书籍名:《我生命的两极》    作者:叶辛


                                    此外,要走几站路,才能到热闹的淮海路;要走很远很远的路,才能到外滩,看黄浦江。那时候,总以为世界都是由弄堂、马路、楼房、商店组成的。

            后来从书本上了解到,我们生活的地球,不但有城市,还有乡村;不但有平原,还有山区。而且不断地从电影、照片和画片上,看到山的样子。

            可是,总有些问题在困惑着我:山,真是像画出来的一样么?山上怎么会有水,有树林,还能建房子?山上有马路吗,山上能开电车吗,山上有电影院吗?脑子里想得越多,就越是玄乎。

            于是,我就在纸上画了一座又一座山,小山不必说,大山画出来,也没法解答我的问题。水往低处流,那么高的山,哪儿来的水?没有水,人怎么生活,树木花草怎么成活?想来想去,想成了一团乱麻,也解不开大山的谜。

            我开始更入神地看书。连环画是不用说了,那上面画出的山,和我想像中的差不多,是不可能有马路有商店有电影院的。

            长大一些了,跟着比我大的孩子去逛南京路,走进朵云轩,那里头挂了一张一张山水画。奇怪,山上明明没有水,这些古代和现代画家,怎么都把山和水画在一起。看,山上有亭子,有流水,还不止一处。影影绰绰的,亭子里还有人坐着。高高的白云深处,还画着几间房子,亭子里的人,想必住在那种房子里。可他们吃什么呢?

            仍百思,不得其解。

            有一次春游,去长风公园,公园里有山。我兴高采烈地去了,也爬上了铁臂山,还出了一身汗。站在山顶上,眺望远近景致,激动了好一会儿。我总算真正地爬过一次山了。

            小学快毕业了,又是一次春游,要去佘山。大家都说,佘山是上海地区唯一的一座山,海拔只有90多米,不高的。

            虽不高,那也是真山啊!我们议论了好久,期盼了好久,总算成行了,总算看到山上建的教堂了,总算走进天文台参观了。哦,山上的房子原来是这么建的,山上的人并不愁吃穿,他们也像上海城里的人一样生活着。

            不过,还是有很多问题横梗在我的心头,山,对我仍有着许多不解之谜;山,在我心目中总带着几分神秘。我也始终不能真正地说清楚,山究竟是什么。

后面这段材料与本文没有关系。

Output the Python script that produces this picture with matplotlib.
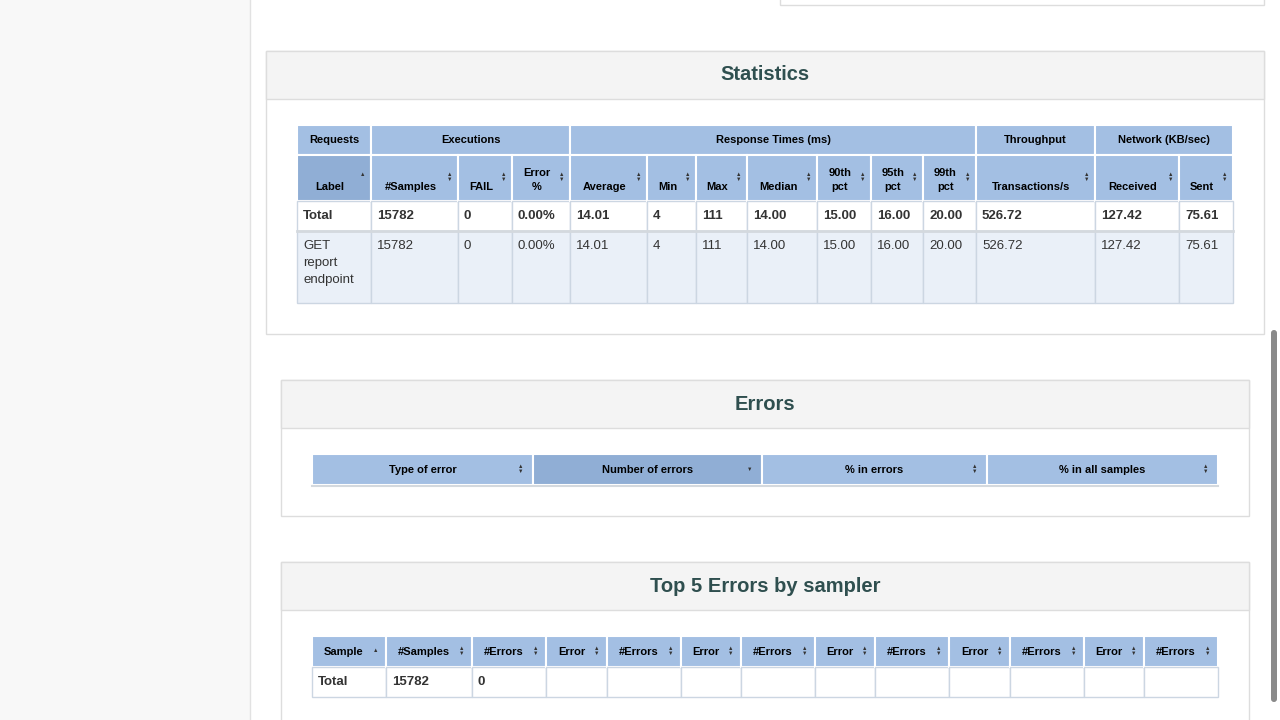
import matplotlib
matplotlib.use("Agg")
import matplotlib.pyplot as plt
from matplotlib.patches import Rectangle, FancyBboxPatch

plt.rcParams['font.family'] = ['Liberation Sans', 'DejaVu Sans']

# ---- data ----
stat_groups = ["Requests", "Executions", "Response Times (ms)", "Throughput", "Network (KB/sec)"]
stat_group_span = [1, 3, 7, 1, 2]
stat_cols = ["Label", "#Samples", "FAIL", "Error\n%", "Average", "Min", "Max", "Median",
             "90th\npct", "95th\npct", "99th\npct", "Transactions/s", "Received", "Sent"]
stat_total = ["Total", "15782", "0", "0.00%", "14.01", "4", "111", "14.00", "15.00",
              "16.00", "20.00", "526.72", "127.42", "75.61"]
stat_get = ["GET\nreport\nendpoint", "15782", "0", "0.00%", "14.01", "4", "111", "14.00",
            "15.00", "16.00", "20.00", "526.72", "127.42", "75.61"]
err_cols = ["Type of error", "Number of errors", "% in errors", "% in all samples"]
top_cols = ["Sample", "#Samples", "#Errors", "Error", "#Errors", "Error", "#Errors", "Error",
            "#Errors", "Error", "#Errors", "Error", "#Errors"]
top_total = ["Total", "15782", "0", "", "", "", "", "", "", "", "", "", ""]

# ---- layout (pixels) ----
stat_x = [297, 371, 458, 512, 570, 647, 696, 747, 817, 871, 923, 976, 1095, 1179, 1233]
err_x = [312, 533, 762, 987, 1218]
top_x = [312, 386, 472, 546, 607, 681, 741, 815, 875, 949, 1010, 1084, 1144, 1218]

HDR = "#a3bfe3"
HDR_SORT = "#90aed5"
GRID = "#ccd6e2"
ROW2 = "#eaf0f8"
TITLE = "#2f4f4f"
TXT = "#333333"

fig = plt.figure(figsize=(12.8, 7.2), dpi=100)
ax = fig.add_axes([0, 0, 1, 1])
ax.set_xlim(0, 1280)
ax.set_ylim(720, 0)
ax.axis('off')

def rect(x0, y0, x1, y1, fc, ec="none", lw=1.0, z=1):
    ax.add_patch(Rectangle((x0, y0), x1 - x0, y1 - y0, facecolor=fc, edgecolor=ec, lw=lw, zorder=z))

def sort_icon(x, y, kind="both"):
    if kind in ("both", "up"):
        ax.text(x, y - 2.5 if kind == "both" else y, "▲", fontsize=4, ha='center', va='center', color="#333", zorder=5)
    if kind in ("both", "down"):
        ax.text(x, y + 2.5 if kind == "both" else y, "▼", fontsize=4, ha='center', va='center', color="#333", zorder=5)

# background
rect(0, 0, 250, 720, "#f8f8f8")
ax.plot([250, 250], [0, 720], color="#e2e2e2", lw=1)
rect(780, -5, 1264, 5, "white", "#dddddd")
ax.add_patch(FancyBboxPatch((1271, 330), 6, 372, boxstyle="round,pad=0,rounding_size=3",
                            facecolor="#8a8a8a", edgecolor="none"))

def panel(x0, y0, x1, y1, hy, title):
    rect(x0, y0, x1, y1, "white", "#dddddd")
    rect(x0, y0, x1, hy, "#f4f4f4", "#dddddd")
    ax.text((x0 + x1) / 2, (y0 + hy) / 2, title, fontsize=14.5, fontweight='bold',
            color=TITLE, ha='center', va='center')

panel(266, 51, 1264, 334, 99, "Statistics")
panel(281, 380, 1249, 516, 428, "Errors")
panel(281, 562, 1249, 730, 610, "Top 5 Errors by sampler")

# ---- Statistics table ----
y_g0, y_g1, y_c1, y_t1, y_r1 = 125, 155, 201, 231, 303
ci = 0
for g, s in zip(stat_groups, stat_group_span):
    x0, x1 = stat_x[ci], stat_x[ci + s]
    rect(x0, y_g0, x1, y_g1, HDR, "white", 1.5)
    ax.text((x0 + x1) / 2, (y_g0 + y_g1) / 2, g, fontsize=8, fontweight='bold', ha='center', va='center', color="black")
    ci += s
for i, c in enumerate(stat_cols):
    x0, x1 = stat_x[i], stat_x[i + 1]
    rect(x0, y_g1, x1, y_c1, HDR_SORT if i == 0 else HDR, "white", 1.5)
    ax.text((x0 + x1) / 2 - 4, y_c1 - 9, c, fontsize=8, fontweight='bold', ha='center', va='bottom',
            color="black", linespacing=1.5, multialignment='center')
    sort_icon(x1 - 8, y_c1 - 24 if i else y_c1 - 26, "up" if i == 0 else "both")
    rect(x0, y_c1, x1, y_t1, "white", GRID, 1)
    ax.text(x0 + 6, (y_c1 + y_t1) / 2, stat_total[i], fontsize=9.5, fontweight='bold', ha='left', va='center', color=TXT)
    rect(x0, y_t1, x1, y_r1, ROW2, GRID, 1)
    ax.text(x0 + 6, y_t1 + 9, stat_get[i], fontsize=9.5, ha='left', va='top', color=TXT, linespacing=1.55)
ax.plot([stat_x[0], stat_x[-1]], [y_t1, y_t1], color="#d4d9de", lw=2, zorder=3)

# ---- Errors table ----
for i, c in enumerate(err_cols):
    x0, x1 = err_x[i], err_x[i + 1]
    rect(x0, 454, x1, 485, HDR_SORT if i == 1 else HDR, "white", 1.5)
    ax.text((x0 + x1) / 2, 470, c, fontsize=8, fontweight='bold', ha='center', va='center', color="black")
    sort_icon(x1 - 12, 469, "down" if i == 1 else "both")
ax.plot([err_x[0], err_x[-1]], [485.5, 485.5], color="#d4d9de", lw=1.5)

# ---- Top 5 table ----
for i, c in enumerate(top_cols):
    x0, x1 = top_x[i], top_x[i + 1]
    rect(x0, 636, x1, 667, HDR, "white", 1.5)
    ax.text((x0 + x1) / 2 - 5, 652, c, fontsize=8, fontweight='bold', ha='center', va='center', color="black")
    sort_icon(x1 - 10, 651, "up" if i == 0 else "both")
    rect(x0, 667, x1, 697, "white", GRID, 1)
    ax.text(x0 + 6, 682, top_total[i], fontsize=9.5, fontweight='bold', ha='left', va='center', color=TXT)

fig.savefig("out.png", dpi=100)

            万万没想到,上山下乡去插队落户,我会到云贵高原,天天生活在大山的怀抱里,看够了山势、山野、山峦的景致;后来,我提起笔来创作,无论写到知识青年的生活,还是农民们的形象,都离不开他们栖息的山寨环境,我真正地熟悉了大山,了解了山区,对千姿百态的山峰,连绵坦荡的大山胸怀,雄峙挺立的山体,屏风般的山脊,还有山乡里常见的雾岚、清泉、飞瀑……都有了真切的体会,深切的感受。特别是山乡里的路,崎岖的小路,历经岁月沧桑还残存的古驿道,马车道,砂砾公路,柏油马路,高等级的公路,每条路都是一段历史的见证。

            那时候,回想起童年时代对山的困惑和烦扰,我会不由自主地哑然失笑。

            哦,我的大山情结……

            (2002年7月)

            教育与希望

            插队落户的岁月里,我曾经教过几年书。那不是正规的学校,那只是偏僻小乡里的耕读小学。任命我当耕读小学教师之前,大队里对我说,我们这所学校,办是办起来了,可是学校缺课率很高,娃娃们特别是女娃娃们,要来就来,不愿意来就不来。师资也缺乏。现有的教师,只会教语文和算术,副课都不开。好几年里,已经没有一个小学毕业生进入公社的农中了。言下之意,对我去任教,充满了期待,寄予厚望。

            登上山巅的庙上小学校,我不由大失所望。三间大教室,两间盖着瓦的,不少开着天窗。另一间和教师的办公室,都盖着茅草。原来在这教书的老师说,四间房都是漏的。作为操场的大院坝里也是一片狼藉,到处是绊脚的石头、碎砖、枯枝、落叶,环境很差。和我插队落户山乡秀丽的风光、旖旎的山川河谷,形成巨大的反差。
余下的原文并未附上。